Wednesday, October 17, 2012

Consultant: Central Appalachian coal outlook poor

Alan Stagg, one of the most respected consultants in the coal industry, told a major industry gathering last month that Central Appalachian coal mining would last at least 10 to 20 more years, but will continue to decline because the job-hungry region's coal is getting more difficult to mine, mainly because of geological limitations but also because of regulations.
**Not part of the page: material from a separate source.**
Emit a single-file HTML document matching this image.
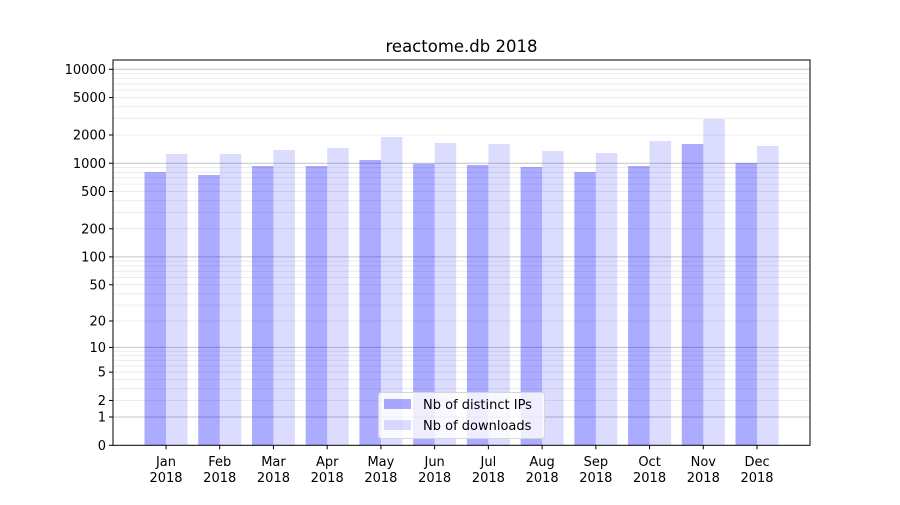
<!DOCTYPE html>
<html><head><meta charset="utf-8"><style>
body{margin:0;background:#fff;}
svg text{font-family:"DejaVu Sans","Liberation Sans",sans-serif;}
</style></head><body>
<svg id="s" width="900" height="500" xmlns="http://www.w3.org/2000/svg">
<rect width="900" height="500" fill="#fff"/>
<g id="grid"></g>
<g id="bars"></g>
<g id="axes"></g>
<text x="461.5" y="52" font-size="16.5" text-anchor="middle" fill="#000">reactome.db 2018</text>
<g>
<rect x="378.5" y="392.5" width="166" height="46" rx="3" fill="#fff" fill-opacity="0.8" stroke="#d6d6d6"/>
<rect x="384" y="399" width="27" height="10" fill="#0000ff" fill-opacity="0.33"/>
<rect x="384" y="420" width="27" height="10" fill="#0000ff" fill-opacity="0.137"/>
<text x="423" y="409" font-size="13" fill="#000">Nb of distinct IPs</text>
<text x="423" y="430" font-size="13" fill="#000">Nb of downloads</text>
</g>
</svg>
<script>
const L=113,R=810,T=60,B=445.3,K=94;
const Y=v=>B-K*Math.log10(1+v);
let g='';
for(let d=1;d<=10000;d*=10){for(let m=1;m<=9;m++){const v=d*m;if(v>12000)break;const y=Y(v);
 g+=`<line x1="${L}" x2="${R}" y1="${y}" y2="${y}" stroke="${m==1?'#c4c4c4':'#ececec'}" stroke-width="1"/>`;}}
document.getElementById('grid').innerHTML=g;
const blue=[172,175,166,166,160,163.7,165,167,172,166,144,163];
const light=[154,154,150,148,137,143,144,151,153,141,119,146];
const mon=['Jan','Feb','Mar','Apr','May','Jun','Jul','Aug','Sep','Oct','Nov','Dec'];
let b='',a='';
for(let i=0;i<12;i++){const c=166+i*53.73;
 b+=`<rect x="${c-21.5}" y="${blue[i]}" width="21.5" height="${B-blue[i]}" fill="#0000ff" fill-opacity="0.33"/>`;
 b+=`<rect x="${c}" y="${light[i]}" width="21.5" height="${B-light[i]}" fill="#0000ff" fill-opacity="0.137"/>`;
 a+=`<line x1="${c}" x2="${c}" y1="${B}" y2="${B+4}" stroke="#000"/>`;
 a+=`<text x="${c}" y="${466}" font-size="13" text-anchor="middle">${mon[i]}</text><text x="${c}" y="${482}" font-size="13" text-anchor="middle">2018</text>`;}
document.getElementById('bars').innerHTML=b;
[0,1,2,5,10,20,50,100,200,500,1000,2000,5000,10000].forEach(v=>{const y=Y(v);
 a+=`<line x1="${L-4}" x2="${L}" y1="${y}" y2="${y}" stroke="#000"/><text x="${L-7}" y="${y+4.5}" font-size="13" text-anchor="end">${v}</text>`;});
a+=`<rect x="${L}" y="${T}" width="${R-L}" height="${B-T}" fill="none" stroke="#000" stroke-width="1"/>`;
document.getElementById('axes').innerHTML=a;
</script>
</body></html>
"It's going to run out some day — there's a finite amount of coal — but I don't see that happening in 10 or 20 years," Stagg told Pam Kasey of The State Journal, a business-oriented weekly in West Virginia. Stagg, the president and CEO of Stagg Resource Consultants Inc., has been pessimstic about the industry's long-term prospects for several years, as we reported here, but this is his gloomiest forecast yet.

"This is the elephant in the room. No one wants to acknowledge that reserve depletion is profound," Stagg, of Cross Lanes, W.Va., said at Platt's Coal Marketing Days in Pittsburgh on Sept. 21, according to SNL Financial. "Mining conditions are difficult, and the cost to produce is high. That is a physical fact. It's not pleasant. Nobody wants to acknowledge it. That is a fact, and companies that ignore that fact will not do so well. . . . And by nature, regulations will always increase."

"Stagg cast such a pall on the Central Appalachia coal industry that West Virginia Coal Association President Bill Raney, speaking later in the day, said he felt like a 'funeral director'," Darren Epps wrote for SNL. "Stagg expressed optimism, however, for the Powder River Basin" in Wyoming, which overtook West Virginia as the leading coal-producing state many years ago.


An earlier version of this story was based on a report from SNL Financial that Stagg says misquoted him as saying that he expects coal mining in Central Appalachia to end in the next 10 to 20 years. He did not dispute the rest of the report.